• **What you have to do**:
Your output is the lines from the first one to the one containing "var yTicks = [0, 20, 40, 60, 80, 100, 120];", repeated exactly, with images left out.

• **Dataset excerpt**:
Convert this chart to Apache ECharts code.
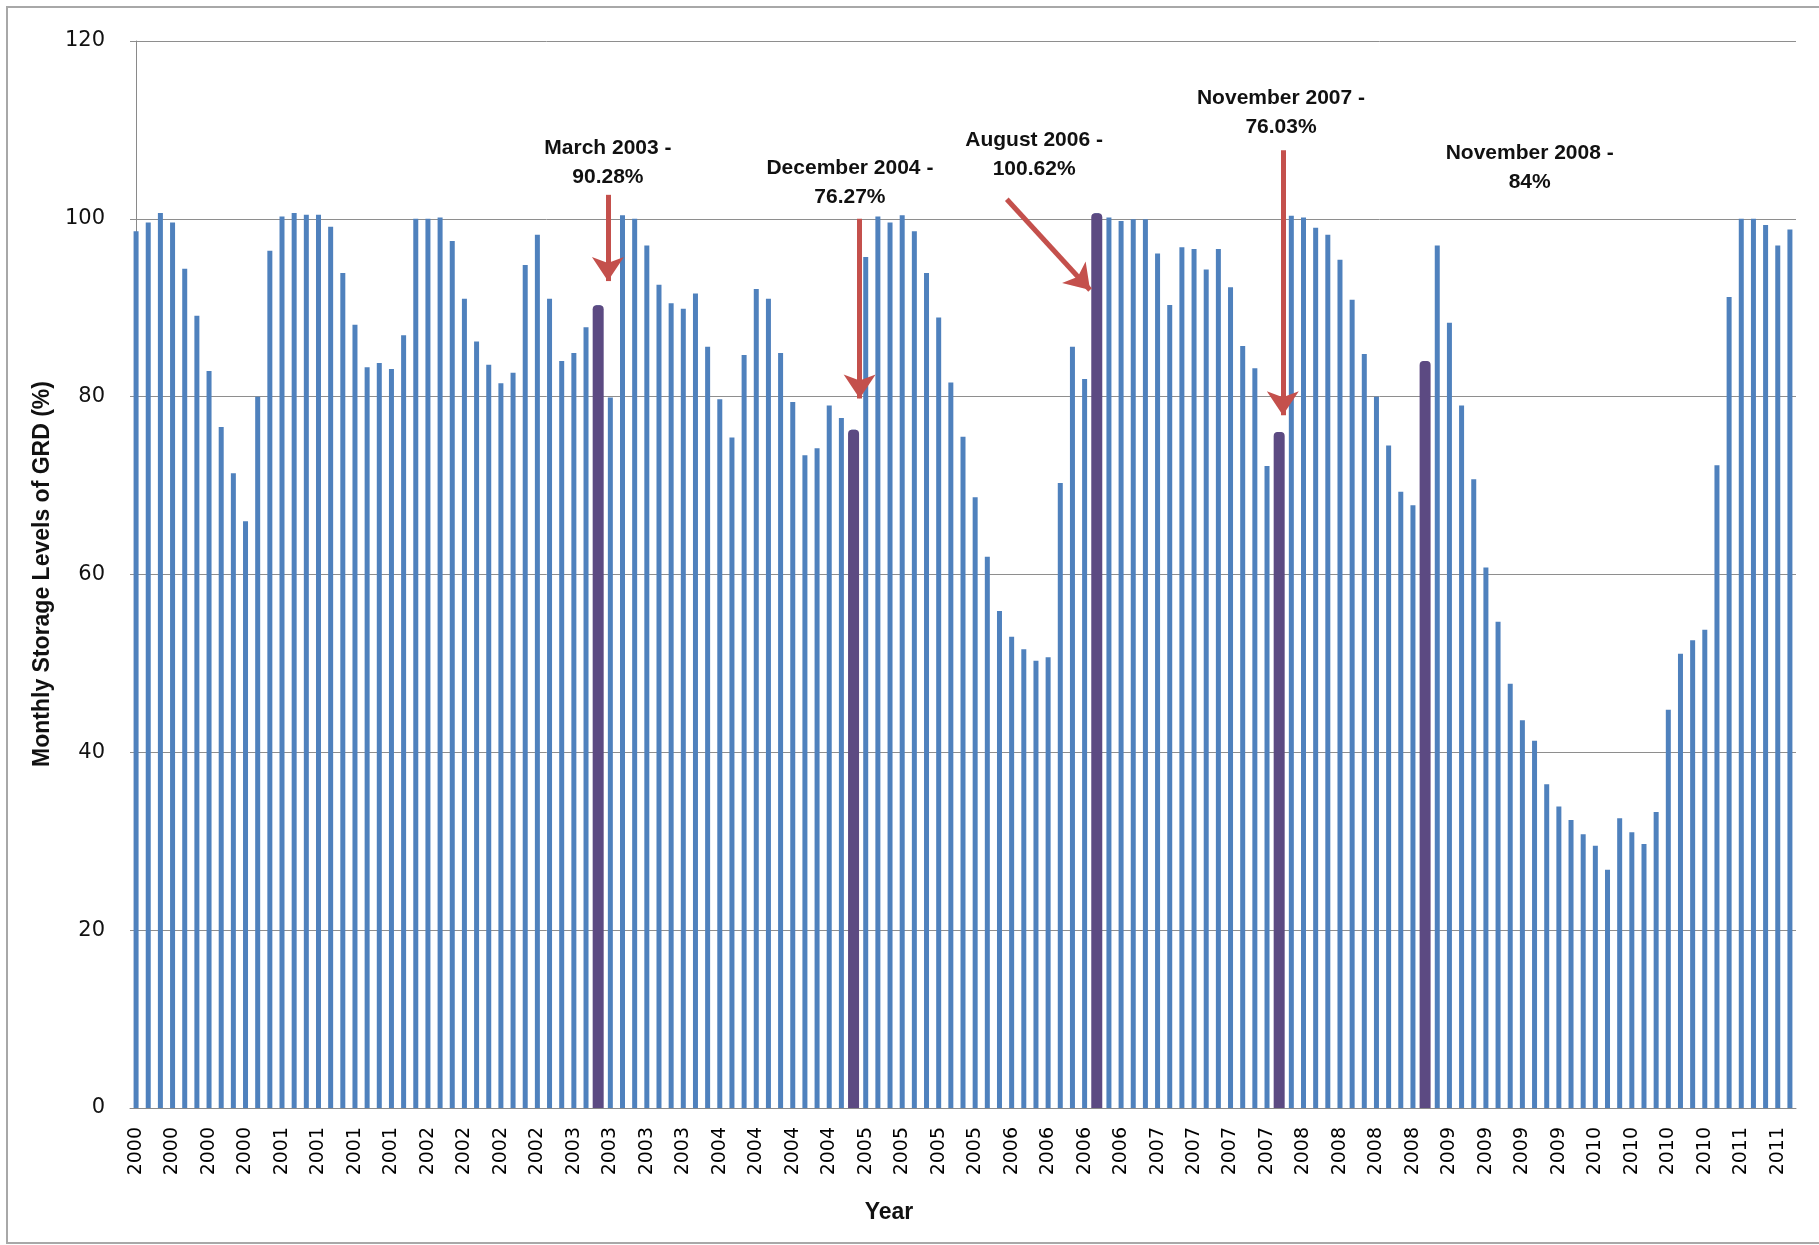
<!DOCTYPE html>
<html>
<head>
<meta charset="utf-8">
<title>Monthly Storage Levels of GRD</title>
<script src="https://cdn.jsdelivr.net/npm/echarts@6/dist/echarts.min.js"></script>
<style>
  html, body { margin: 0; padding: 0; background: #fff; }
  #chart { width: 1819px; height: 1245px; }
</style>
</head>
<body>
<div id="chart"></div>
<script>
  // monthly storage (%) Jan 2000 .. May 2011, one row per year
  var years = [2000, 2001, 2002, 2003, 2004, 2005, 2006, 2007, 2008, 2009, 2010, 2011];
  var storage2000 = [98.6, 99.6, 100.65, 99.6, 94.4, 89.1, 82.9, 76.6, 71.4, 66.0, 80.0, 96.4];
  var storage2001 = [100.25, 100.65, 100.45, 100.45, 99.1, 93.9, 88.1, 83.3, 83.8, 83.1, 86.9, 100.0];
  var storage2002 = [100.0, 100.15, 97.5, 91.0, 86.2, 83.6, 81.5, 82.7, 94.8, 98.2, 91.0, 84.0];
  var storage2003 = [84.9, 87.8, 90.28, 79.9, 100.4, 100.0, 97.0, 92.6, 90.5, 89.9, 91.6, 85.6];
  var storage2004 = [79.7, 75.4, 84.7, 92.1, 91.0, 84.9, 79.4, 73.4, 74.2, 79.0, 77.6, 76.27];
  var storage2005 = [95.7, 100.25, 99.6, 100.4, 98.6, 93.9, 88.9, 81.6, 75.5, 68.7, 62.0, 55.9];
  var storage2006 = [53.0, 51.6, 50.3, 50.7, 70.3, 85.6, 82.0, 100.62, 100.15, 99.75, 99.95, 99.95];
  var storage2007 = [96.1, 90.3, 96.8, 96.6, 94.3, 96.6, 92.3, 85.7, 83.2, 72.2, 76.03, 100.35];
  var storage2008 = [100.15, 99.0, 98.2, 95.4, 90.9, 84.8, 80.0, 74.5, 69.3, 67.8, 84.0, 97.0];
  var storage2009 = [88.3, 79.0, 70.7, 60.8, 54.7, 47.7, 43.6, 41.3, 36.4, 33.9, 32.4, 30.8];
  var storage2010 = [29.5, 26.8, 32.6, 31.0, 29.7, 33.3, 44.8, 51.1, 52.6, 53.8, 72.3, 91.2];
  var storage2011 = [100.0, 100.0, 99.3, 97.0, 98.8];

  var yTicks = [0, 20, 40, 60, 80, 100, 120];

  // highlighted months (index from Jan 2000) and their notes
  var highlightIndex = [38, 59, 79, 94, 106];
  var highlightText = ['March 2003 -\n90.28%', 'December 2004 -\n76.27%', 'August 2006 -\n100.62%',
    'November 2007 -\n76.03%', 'November 2008 -\n84%'];

  // where the notes and arrows sit (x in month index, y in %)
  var notePos = [[38.8, 106.3], [58.7, 104.1], [73.85, 107.2], [94.15, 111.9], [114.6, 105.8]];
  var arrowPos = [
    [[38.8, 102.7], [38.8, 93.0]],
    [[59.5, 100.0], [59.5, 79.8]],
    [[71.6, 102.2], [78.45, 92.0]],
    [[94.3, 107.7], [94.3, 77.9]]
  ];

  var storage = [].concat(storage2000, storage2001, storage2002, storage2003, storage2004, storage2005,
    storage2006, storage2007, storage2008, storage2009, storage2010, storage2011);

  var categories = [];
  years.forEach(function (y, k) {
    var n = k < years.length - 1 ? 12 : storage2011.length;
    for (var m = 0; m < n; m++) {
      categories.push(String(y));
    }
  });

  var highlight = storage.map(function (v, i) {
    return highlightIndex.indexOf(i) >= 0 ? v : '-';
  });

  var noteData = notePos.map(function (p, i) {
    return { value: p, text: highlightText[i] };
  });
  var arrowData = arrowPos.map(function (a) {
    return [{ coord: a[0] }, { coord: a[1] }];
  });

  var labelFont = 'DejaVu Sans';
  var titleFont = 'Liberation Sans';

  var chart = echarts.init(document.getElementById('chart'));
  chart.setOption({
    animation: false,
    backgroundColor: '#fff',
    grid: { left: 130, right: 23, top: 41, bottom: 137, containLabel: false },
    xAxis: [{
      type: 'category',
      data: categories,
      axisLine: { show: true, lineStyle: { color: '#8a8a8a', width: 1 } },
      axisTick: { show: false },
      axisLabel: {
        interval: 2,
        rotate: 90,
        margin: 19,
        color: '#000',
        fontFamily: labelFont,
        fontSize: 19
      }
    }, {
      type: 'category',
      data: categories,
      show: false
    }, {
      type: 'value',
      min: -0.5,
      max: storage.length - 0.5,
      show: false
    }],
    yAxis: {
      type: 'value',
      min: yTicks[0],
      max: yTicks[yTicks.length - 1],
      interval: 20,
      axisLine: { show: true, lineStyle: { color: '#8a8a8a', width: 1 } },
      axisTick: { show: false },
      axisLabel: {
        margin: 25,
        color: '#111',
        fontFamily: labelFont,
        fontSize: 21
      },
      splitLine: { show: true, lineStyle: { color: '#8e8e8e', width: 1 } }
    },
    graphic: [{
      type: 'rect',
      shape: { x: 7, y: 7, width: 1830, height: 1236 },
      style: { fill: 'none', stroke: '#a8a8a8', lineWidth: 2 },
      silent: true
    }, {
      type: 'text',
      x: 43,
      y: 574,
      rotation: Math.PI / 2,
      style: {
        text: 'Monthly Storage Levels of GRD (%)',
        fontFamily: titleFont,
        fontWeight: 'bold',
        fontSize: 23,
        fill: '#111',
        textAlign: 'center',
        textVerticalAlign: 'middle'
      }
    }, {
      type: 'text',
      x: 889,
      y: 1213,
      style: {
        text: 'Year',
        fontFamily: titleFont,
        fontWeight: 'bold',
        fontSize: 23,
        fill: '#111',
        textAlign: 'center',
        textVerticalAlign: 'middle'
      }
    }],
    series: [{
      name: 'Storage',
      type: 'bar',
      xAxisIndex: 0,
      data: storage,
      barWidth: 5,
      itemStyle: { color: '#4f81bd' }
    }, {
      name: 'Highlight',
      type: 'bar',
      xAxisIndex: 1,
      data: highlight,
      barWidth: 11,
      itemStyle: { color: '#5c4a82', borderRadius: [4, 4, 0, 0] }
    }, {
      name: 'Notes',
      type: 'scatter',
      xAxisIndex: 2,
      data: noteData,
      symbolSize: 1,
      itemStyle: { color: '#ffffff', opacity: 1 },
      silent: true,
      z: 5,
      label: {
        show: true,
        position: 'inside',
        formatter: function (p) { return p.data.text; },
        fontFamily: titleFont,
        fontWeight: 'bold',
        fontSize: 21,
        lineHeight: 29,
        color: '#111',
        opacity: 1,
        textBorderWidth: 0,
        align: 'center',
        verticalAlign: 'middle'
      },
      markLine: {
        silent: true,
        symbol: ['none', 'arrow'],
        symbolSize: [24, 24],
        label: { show: false },
        lineStyle: { color: '#c4504c', width: 5, type: 'solid', opacity: 1 },
        data: arrowData
      }
    }]
  });
</script>
</body>
</html>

• **Response to this task**:
Convert this chart to Apache ECharts code.
<!DOCTYPE html>
<html>
<head>
<meta charset="utf-8">
<title>Monthly Storage Levels of GRD</title>
<script src="https://cdn.jsdelivr.net/npm/echarts@6/dist/echarts.min.js"></script>
<style>
  html, body { margin: 0; padding: 0; background: #fff; }
  #chart { width: 1819px; height: 1245px; }
</style>
</head>
<body>
<div id="chart"></div>
<script>
  // monthly storage (%) Jan 2000 .. May 2011, one row per year
  var years = [2000, 2001, 2002, 2003, 2004, 2005, 2006, 2007, 2008, 2009, 2010, 2011];
  var storage2000 = [98.6, 99.6, 100.65, 99.6, 94.4, 89.1, 82.9, 76.6, 71.4, 66.0, 80.0, 96.4];
  var storage2001 = [100.25, 100.65, 100.45, 100.45, 99.1, 93.9, 88.1, 83.3, 83.8, 83.1, 86.9, 100.0];
  var storage2002 = [100.0, 100.15, 97.5, 91.0, 86.2, 83.6, 81.5, 82.7, 94.8, 98.2, 91.0, 84.0];
  var storage2003 = [84.9, 87.8, 90.28, 79.9, 100.4, 100.0, 97.0, 92.6, 90.5, 89.9, 91.6, 85.6];
  var storage2004 = [79.7, 75.4, 84.7, 92.1, 91.0, 84.9, 79.4, 73.4, 74.2, 79.0, 77.6, 76.27];
  var storage2005 = [95.7, 100.25, 99.6, 100.4, 98.6, 93.9, 88.9, 81.6, 75.5, 68.7, 62.0, 55.9];
  var storage2006 = [53.0, 51.6, 50.3, 50.7, 70.3, 85.6, 82.0, 100.62, 100.15, 99.75, 99.95, 99.95];
  var storage2007 = [96.1, 90.3, 96.8, 96.6, 94.3, 96.6, 92.3, 85.7, 83.2, 72.2, 76.03, 100.35];
  var storage2008 = [100.15, 99.0, 98.2, 95.4, 90.9, 84.8, 80.0, 74.5, 69.3, 67.8, 84.0, 97.0];
  var storage2009 = [88.3, 79.0, 70.7, 60.8, 54.7, 47.7, 43.6, 41.3, 36.4, 33.9, 32.4, 30.8];
  var storage2010 = [29.5, 26.8, 32.6, 31.0, 29.7, 33.3, 44.8, 51.1, 52.6, 53.8, 72.3, 91.2];
  var storage2011 = [100.0, 100.0, 99.3, 97.0, 98.8];

  var yTicks = [0, 20, 40, 60, 80, 100, 120];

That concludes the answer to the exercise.